Monitorer données d'entrée et résultats en sortie
Autre exemple de typologies de menaces sur lequel le groupe travaille : les attaques qui visent à altérer des systèmes documentaires basés sur du deep learning, en modifiant des informations dans les documents, par exemple. « En premier lieu, nous avons entraîné nativement le modèle à résister à des bruits présents dans les données envoyées lors de l'inférence, pour qu'il ne dérape pas complètement, et ne prenne pas un autobus pour une autruche, par exemple », plaisante Aldrick Zappellini, qui fait référence au hacking simple d'une IA qui la conduit à interpréter une image d'autobus comme celle d'un éléphant.
Par ailleurs, le Crédit Agricole monitore les données en entrée et les résultats en sortie.

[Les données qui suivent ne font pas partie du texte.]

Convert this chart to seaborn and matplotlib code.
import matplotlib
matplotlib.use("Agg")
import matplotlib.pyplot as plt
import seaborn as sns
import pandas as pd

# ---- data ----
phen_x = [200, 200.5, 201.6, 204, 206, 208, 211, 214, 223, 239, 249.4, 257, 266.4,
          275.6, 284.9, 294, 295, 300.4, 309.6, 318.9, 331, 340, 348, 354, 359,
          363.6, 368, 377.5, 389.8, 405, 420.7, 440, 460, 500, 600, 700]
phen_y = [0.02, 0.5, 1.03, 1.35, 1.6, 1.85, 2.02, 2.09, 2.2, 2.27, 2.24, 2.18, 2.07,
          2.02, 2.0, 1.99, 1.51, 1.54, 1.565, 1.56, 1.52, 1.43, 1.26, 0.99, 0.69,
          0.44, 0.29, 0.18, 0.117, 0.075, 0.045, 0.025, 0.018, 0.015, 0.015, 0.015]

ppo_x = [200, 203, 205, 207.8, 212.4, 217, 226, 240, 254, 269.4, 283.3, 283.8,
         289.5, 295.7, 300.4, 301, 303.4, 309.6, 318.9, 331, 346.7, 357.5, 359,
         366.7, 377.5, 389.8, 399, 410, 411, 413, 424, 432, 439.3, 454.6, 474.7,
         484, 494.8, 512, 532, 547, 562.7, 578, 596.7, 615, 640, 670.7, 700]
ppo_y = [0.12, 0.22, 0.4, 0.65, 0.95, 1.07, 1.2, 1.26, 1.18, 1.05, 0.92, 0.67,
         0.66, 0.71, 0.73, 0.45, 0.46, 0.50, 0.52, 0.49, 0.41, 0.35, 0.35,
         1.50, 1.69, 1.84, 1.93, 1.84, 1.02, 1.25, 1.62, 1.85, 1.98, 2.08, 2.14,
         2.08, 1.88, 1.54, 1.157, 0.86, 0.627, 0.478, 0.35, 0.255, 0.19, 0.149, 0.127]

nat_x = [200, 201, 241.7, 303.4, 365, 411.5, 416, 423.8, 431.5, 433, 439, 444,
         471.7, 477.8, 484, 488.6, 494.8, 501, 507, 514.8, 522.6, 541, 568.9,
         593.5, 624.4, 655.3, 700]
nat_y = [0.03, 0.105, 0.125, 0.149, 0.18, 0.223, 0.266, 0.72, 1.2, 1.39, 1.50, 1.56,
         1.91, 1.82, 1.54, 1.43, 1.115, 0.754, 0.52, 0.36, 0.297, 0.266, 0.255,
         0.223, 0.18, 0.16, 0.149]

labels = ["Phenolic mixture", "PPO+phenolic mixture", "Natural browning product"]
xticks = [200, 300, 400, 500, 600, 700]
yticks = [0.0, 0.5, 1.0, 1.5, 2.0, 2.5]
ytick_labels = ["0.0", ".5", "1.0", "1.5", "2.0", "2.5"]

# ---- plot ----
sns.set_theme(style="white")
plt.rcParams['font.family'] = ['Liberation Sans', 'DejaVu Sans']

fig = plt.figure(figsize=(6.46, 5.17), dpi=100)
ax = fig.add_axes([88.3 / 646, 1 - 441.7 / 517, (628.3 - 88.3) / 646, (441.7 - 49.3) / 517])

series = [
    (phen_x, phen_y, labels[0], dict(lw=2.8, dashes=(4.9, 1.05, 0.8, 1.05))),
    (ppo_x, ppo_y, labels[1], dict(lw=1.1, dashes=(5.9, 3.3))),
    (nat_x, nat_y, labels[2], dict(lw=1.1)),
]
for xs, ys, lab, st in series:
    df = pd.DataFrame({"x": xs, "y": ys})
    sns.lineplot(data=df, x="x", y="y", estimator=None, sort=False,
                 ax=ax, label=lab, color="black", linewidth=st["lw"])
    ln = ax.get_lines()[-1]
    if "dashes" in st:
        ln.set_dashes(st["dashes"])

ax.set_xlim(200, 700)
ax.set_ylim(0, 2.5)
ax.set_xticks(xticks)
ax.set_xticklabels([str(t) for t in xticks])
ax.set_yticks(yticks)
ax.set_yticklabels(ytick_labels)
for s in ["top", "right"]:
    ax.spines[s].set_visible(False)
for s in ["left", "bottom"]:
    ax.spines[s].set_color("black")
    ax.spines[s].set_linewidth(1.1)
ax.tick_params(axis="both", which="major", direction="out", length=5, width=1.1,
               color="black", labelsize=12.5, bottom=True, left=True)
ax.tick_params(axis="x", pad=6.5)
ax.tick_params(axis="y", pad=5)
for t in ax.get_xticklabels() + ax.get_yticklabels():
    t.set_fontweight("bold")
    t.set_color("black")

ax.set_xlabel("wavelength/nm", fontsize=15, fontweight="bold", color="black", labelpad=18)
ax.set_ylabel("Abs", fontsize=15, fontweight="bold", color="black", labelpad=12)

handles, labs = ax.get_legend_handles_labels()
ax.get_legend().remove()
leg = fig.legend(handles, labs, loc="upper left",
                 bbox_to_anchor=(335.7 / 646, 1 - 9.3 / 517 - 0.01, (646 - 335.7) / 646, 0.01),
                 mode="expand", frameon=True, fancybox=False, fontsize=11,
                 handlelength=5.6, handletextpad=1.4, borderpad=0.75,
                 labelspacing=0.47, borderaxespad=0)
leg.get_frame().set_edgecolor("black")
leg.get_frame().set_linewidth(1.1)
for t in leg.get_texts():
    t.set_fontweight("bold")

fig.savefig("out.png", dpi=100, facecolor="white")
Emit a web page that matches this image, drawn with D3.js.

Si le volume d'entrée d'un modèle semble anormal ou s'il existe une distorsion inexplicable de la corrélation entre l'entrée et les résultats en sortie, cela peut déclencher une alerte : le modèle est potentiellement en train de se faire attaquer. « Et combiner ces deux techniques défensives est relativement simple, poursuit le directeur data & IA. Cela n'assure pas une résistance à 100% du modèle à toutes les attaques, mais au moins une résistance à 90% aux attaques les plus classiques ».
Enfin, sur la GenAI, avec des attaques liées aux prompts, le directeur data & IA conseille de commencer par placer en amont du modèle des systèmes de nettoyage des prompts qui retirent les caractères spéciaux ou les codes Ascii inhabituels ajoutés par les attaquants pour échapper à certains types de détection. « Il est également intéressant d'utiliser des techniques qui vérifient si certains prompts deviennent anormalement longs, ajoute Aldrick Zappellini, car la manipulation d'un modèle passe souvent par un prompt un peu 'tarabiscoté' qui a tendance à être plus long. »
Installer un réseau défensif complet
« Il n'existe pas de solution miracle, mais ce qu'il faut absolument mettre en place, c'est un réseau défensif, résume Aldrick Zappellini. En entrée, sur ce qui s'est passé avant de mettre le modèle en production, il faut mettre en oeuvre de l'entraînement adverse par exemple, que ce soit sur du deep learning ou des LLM. Je suis par ailleurs assez féru d'observabilité, car lorsqu'une attaque a eu lieu, il est assez rare qu'elle ne laisse vraiment aucune trace dans le système ». Pour le directeur data & IA, les systèmes d'observabilité doivent cependant être configurés pour ne pas engluer le système - surtout dans un groupe comme Crédit Agricole qui compte 53 millions de clients - et adossés aux environnements à protéger en priorité.
« Il ne faut pas oublier qu'une banque, c'est une machine à générer des risques, insiste Aldrick Zappellini. Nous ne sommes donc pas en zone d'inconfort quand il s'agit d'identifier les risques liés aux nouvelles technologies. Mais nous devons avoir une démarche d'arbitrage, c'est-à-dire avancer avec la technologie tout en maîtrisant les risques, car nous pourrions aussi ne nous focaliser que sur ce qui est risqué et finalement ne rien faire ».